= GOAL =
Your answer is a single number: how many lines hold the word "chart"?

= EXCERPTED DATA =
::::::::::

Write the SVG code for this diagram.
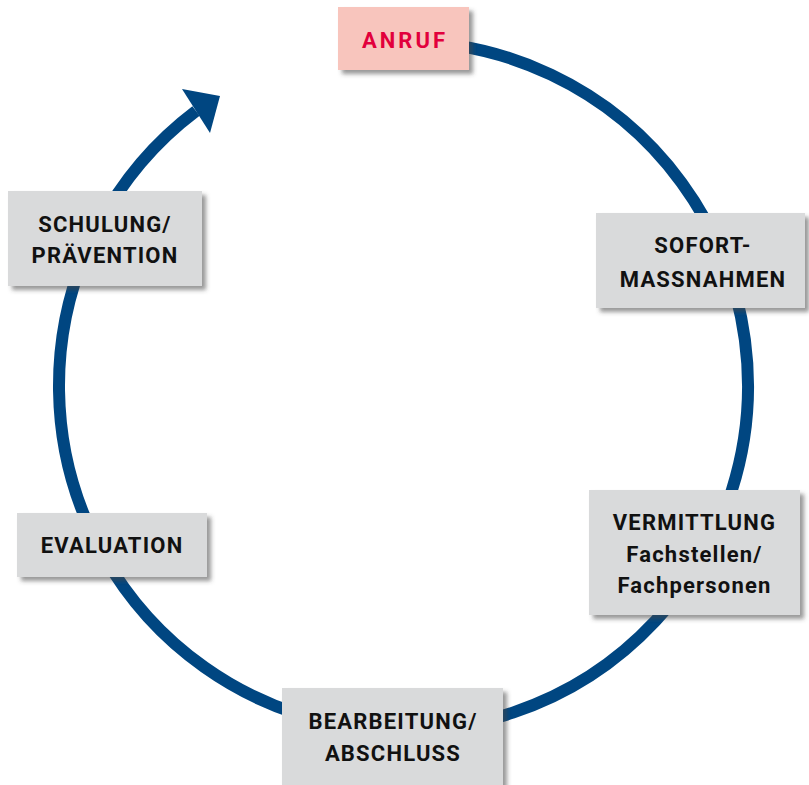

::::::::::

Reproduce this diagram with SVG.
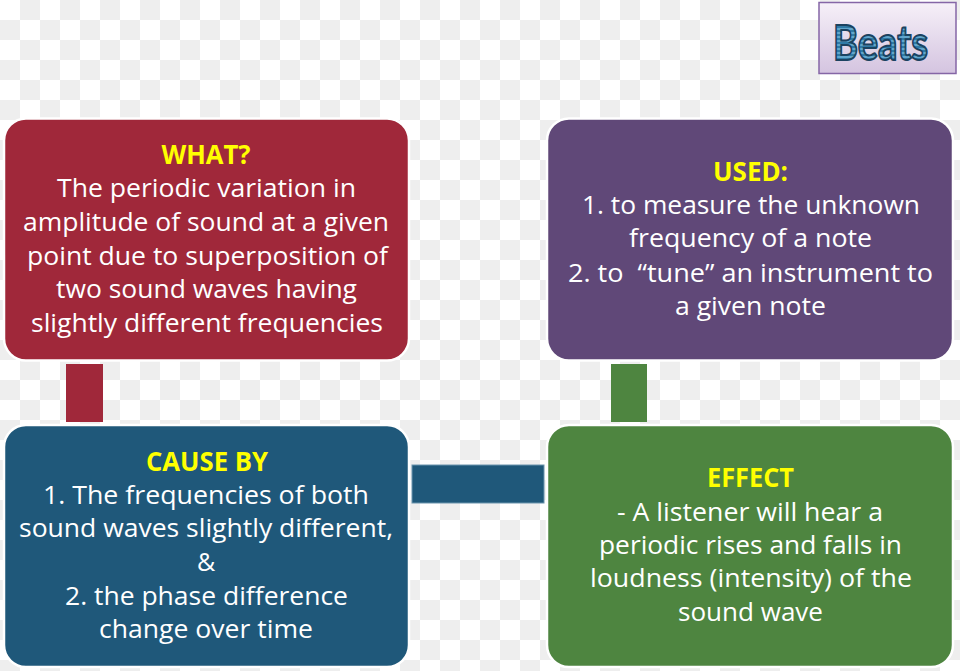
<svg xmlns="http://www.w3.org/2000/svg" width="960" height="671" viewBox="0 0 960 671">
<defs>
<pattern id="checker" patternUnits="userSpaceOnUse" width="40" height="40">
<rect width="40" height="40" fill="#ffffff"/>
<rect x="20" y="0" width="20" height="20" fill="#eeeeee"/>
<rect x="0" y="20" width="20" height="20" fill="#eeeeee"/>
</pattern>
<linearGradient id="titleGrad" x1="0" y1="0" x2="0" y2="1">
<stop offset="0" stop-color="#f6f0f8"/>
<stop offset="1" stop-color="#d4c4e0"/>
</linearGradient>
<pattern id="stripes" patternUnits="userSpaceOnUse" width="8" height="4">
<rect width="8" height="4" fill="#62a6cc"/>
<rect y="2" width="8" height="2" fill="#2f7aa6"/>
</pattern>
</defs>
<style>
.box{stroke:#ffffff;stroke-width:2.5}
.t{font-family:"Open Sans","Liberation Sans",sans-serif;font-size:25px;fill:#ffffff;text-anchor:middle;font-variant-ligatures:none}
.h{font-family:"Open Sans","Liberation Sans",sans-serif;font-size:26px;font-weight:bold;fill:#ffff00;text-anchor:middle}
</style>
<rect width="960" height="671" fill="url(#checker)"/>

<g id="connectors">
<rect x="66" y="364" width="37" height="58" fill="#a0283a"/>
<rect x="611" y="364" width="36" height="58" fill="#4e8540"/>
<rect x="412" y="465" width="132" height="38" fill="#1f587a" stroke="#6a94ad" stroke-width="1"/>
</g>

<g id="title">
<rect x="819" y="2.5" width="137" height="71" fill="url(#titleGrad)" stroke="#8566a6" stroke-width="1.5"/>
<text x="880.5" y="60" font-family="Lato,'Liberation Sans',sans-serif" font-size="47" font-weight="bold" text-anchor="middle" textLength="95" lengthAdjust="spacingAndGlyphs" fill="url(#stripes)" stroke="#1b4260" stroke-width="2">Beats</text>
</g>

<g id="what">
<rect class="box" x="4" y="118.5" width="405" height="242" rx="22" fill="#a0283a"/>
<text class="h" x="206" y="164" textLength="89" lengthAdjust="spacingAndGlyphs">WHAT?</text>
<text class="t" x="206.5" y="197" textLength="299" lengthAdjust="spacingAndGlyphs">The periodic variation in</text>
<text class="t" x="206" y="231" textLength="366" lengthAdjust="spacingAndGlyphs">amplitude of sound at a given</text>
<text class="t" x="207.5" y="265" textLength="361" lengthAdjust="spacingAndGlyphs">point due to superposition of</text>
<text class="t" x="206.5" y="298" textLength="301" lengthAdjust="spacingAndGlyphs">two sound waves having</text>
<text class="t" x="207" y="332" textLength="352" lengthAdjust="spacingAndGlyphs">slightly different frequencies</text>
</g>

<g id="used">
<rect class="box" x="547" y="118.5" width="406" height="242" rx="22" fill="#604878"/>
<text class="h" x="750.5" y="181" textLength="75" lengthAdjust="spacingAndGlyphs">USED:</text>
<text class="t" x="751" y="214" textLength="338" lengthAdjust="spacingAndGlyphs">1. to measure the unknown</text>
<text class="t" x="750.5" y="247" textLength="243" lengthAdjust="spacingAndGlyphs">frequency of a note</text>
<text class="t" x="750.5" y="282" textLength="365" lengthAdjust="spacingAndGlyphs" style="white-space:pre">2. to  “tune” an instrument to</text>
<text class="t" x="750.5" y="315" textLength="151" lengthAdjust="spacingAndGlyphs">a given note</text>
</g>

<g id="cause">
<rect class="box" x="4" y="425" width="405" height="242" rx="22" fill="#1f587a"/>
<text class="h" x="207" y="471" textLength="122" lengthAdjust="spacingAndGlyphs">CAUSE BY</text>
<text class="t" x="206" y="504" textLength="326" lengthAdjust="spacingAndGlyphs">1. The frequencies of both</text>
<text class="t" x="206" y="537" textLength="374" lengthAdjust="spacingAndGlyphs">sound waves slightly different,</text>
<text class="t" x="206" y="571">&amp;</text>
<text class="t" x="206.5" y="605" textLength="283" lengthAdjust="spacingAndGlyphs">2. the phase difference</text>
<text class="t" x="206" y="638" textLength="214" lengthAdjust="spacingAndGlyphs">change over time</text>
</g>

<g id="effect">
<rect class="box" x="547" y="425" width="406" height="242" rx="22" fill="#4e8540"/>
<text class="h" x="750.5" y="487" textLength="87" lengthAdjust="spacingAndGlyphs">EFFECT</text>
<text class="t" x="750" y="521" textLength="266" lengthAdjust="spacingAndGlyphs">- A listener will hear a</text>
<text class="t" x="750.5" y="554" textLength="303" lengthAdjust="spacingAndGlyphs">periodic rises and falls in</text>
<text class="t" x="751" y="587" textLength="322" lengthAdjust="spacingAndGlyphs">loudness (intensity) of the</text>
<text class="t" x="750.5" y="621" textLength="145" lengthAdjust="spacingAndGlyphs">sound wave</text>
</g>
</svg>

::::::::::

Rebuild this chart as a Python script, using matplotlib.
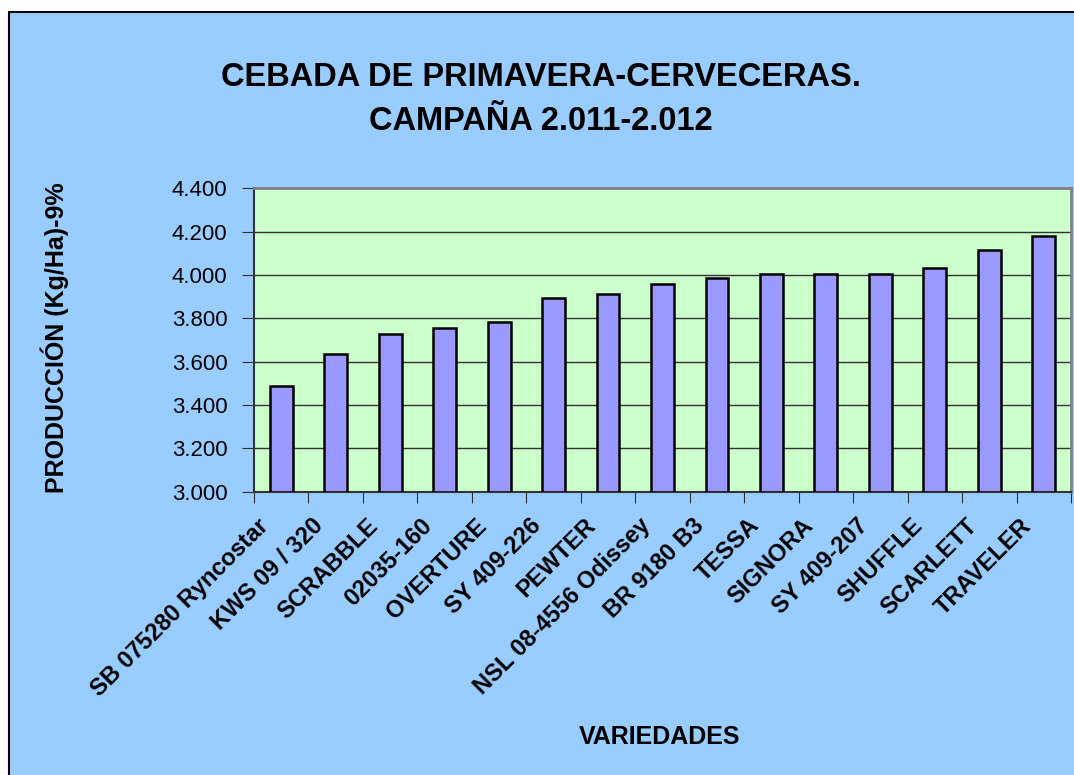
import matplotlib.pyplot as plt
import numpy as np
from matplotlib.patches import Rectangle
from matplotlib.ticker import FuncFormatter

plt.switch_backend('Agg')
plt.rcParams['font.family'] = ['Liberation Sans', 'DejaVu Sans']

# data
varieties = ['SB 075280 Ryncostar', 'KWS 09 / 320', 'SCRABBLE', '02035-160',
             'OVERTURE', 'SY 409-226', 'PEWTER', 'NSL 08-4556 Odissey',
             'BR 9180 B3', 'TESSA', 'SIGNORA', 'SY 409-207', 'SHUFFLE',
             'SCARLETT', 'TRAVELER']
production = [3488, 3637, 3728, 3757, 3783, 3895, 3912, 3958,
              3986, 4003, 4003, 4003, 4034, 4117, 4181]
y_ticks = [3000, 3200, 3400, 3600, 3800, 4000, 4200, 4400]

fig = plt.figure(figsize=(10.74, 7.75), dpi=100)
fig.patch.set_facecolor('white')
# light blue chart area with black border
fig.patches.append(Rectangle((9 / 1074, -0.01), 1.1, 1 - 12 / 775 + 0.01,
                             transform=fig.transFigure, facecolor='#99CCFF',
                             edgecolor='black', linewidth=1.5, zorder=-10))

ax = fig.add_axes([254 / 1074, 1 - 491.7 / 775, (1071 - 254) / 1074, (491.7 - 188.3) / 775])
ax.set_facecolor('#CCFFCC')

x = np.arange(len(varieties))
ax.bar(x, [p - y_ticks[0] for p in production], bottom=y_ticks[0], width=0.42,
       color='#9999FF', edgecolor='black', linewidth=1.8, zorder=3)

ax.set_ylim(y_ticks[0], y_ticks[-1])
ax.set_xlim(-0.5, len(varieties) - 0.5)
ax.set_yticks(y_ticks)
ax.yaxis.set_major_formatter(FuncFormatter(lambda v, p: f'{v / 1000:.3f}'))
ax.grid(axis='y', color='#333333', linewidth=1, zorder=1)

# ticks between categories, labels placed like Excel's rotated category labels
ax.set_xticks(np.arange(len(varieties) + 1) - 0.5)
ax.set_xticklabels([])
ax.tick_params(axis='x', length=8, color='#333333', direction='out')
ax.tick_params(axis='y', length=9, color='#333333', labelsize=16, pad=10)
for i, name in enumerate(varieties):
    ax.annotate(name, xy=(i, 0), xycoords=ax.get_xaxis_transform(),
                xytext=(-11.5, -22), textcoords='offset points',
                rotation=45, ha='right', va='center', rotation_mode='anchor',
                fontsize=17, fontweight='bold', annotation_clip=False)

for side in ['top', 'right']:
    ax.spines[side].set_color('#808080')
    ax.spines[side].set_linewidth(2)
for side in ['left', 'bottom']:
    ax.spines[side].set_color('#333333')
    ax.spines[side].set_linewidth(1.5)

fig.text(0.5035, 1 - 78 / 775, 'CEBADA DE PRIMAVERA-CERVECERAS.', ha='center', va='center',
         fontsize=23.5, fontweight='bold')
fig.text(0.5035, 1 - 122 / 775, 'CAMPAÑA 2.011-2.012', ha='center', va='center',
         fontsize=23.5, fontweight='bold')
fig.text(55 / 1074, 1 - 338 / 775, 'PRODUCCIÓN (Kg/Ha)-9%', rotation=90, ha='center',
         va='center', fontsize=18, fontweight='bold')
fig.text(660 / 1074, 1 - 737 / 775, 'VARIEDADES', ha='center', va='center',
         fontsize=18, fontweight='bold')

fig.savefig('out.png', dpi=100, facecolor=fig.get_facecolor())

::::::::::

= EXERCISE OUTPUT =
2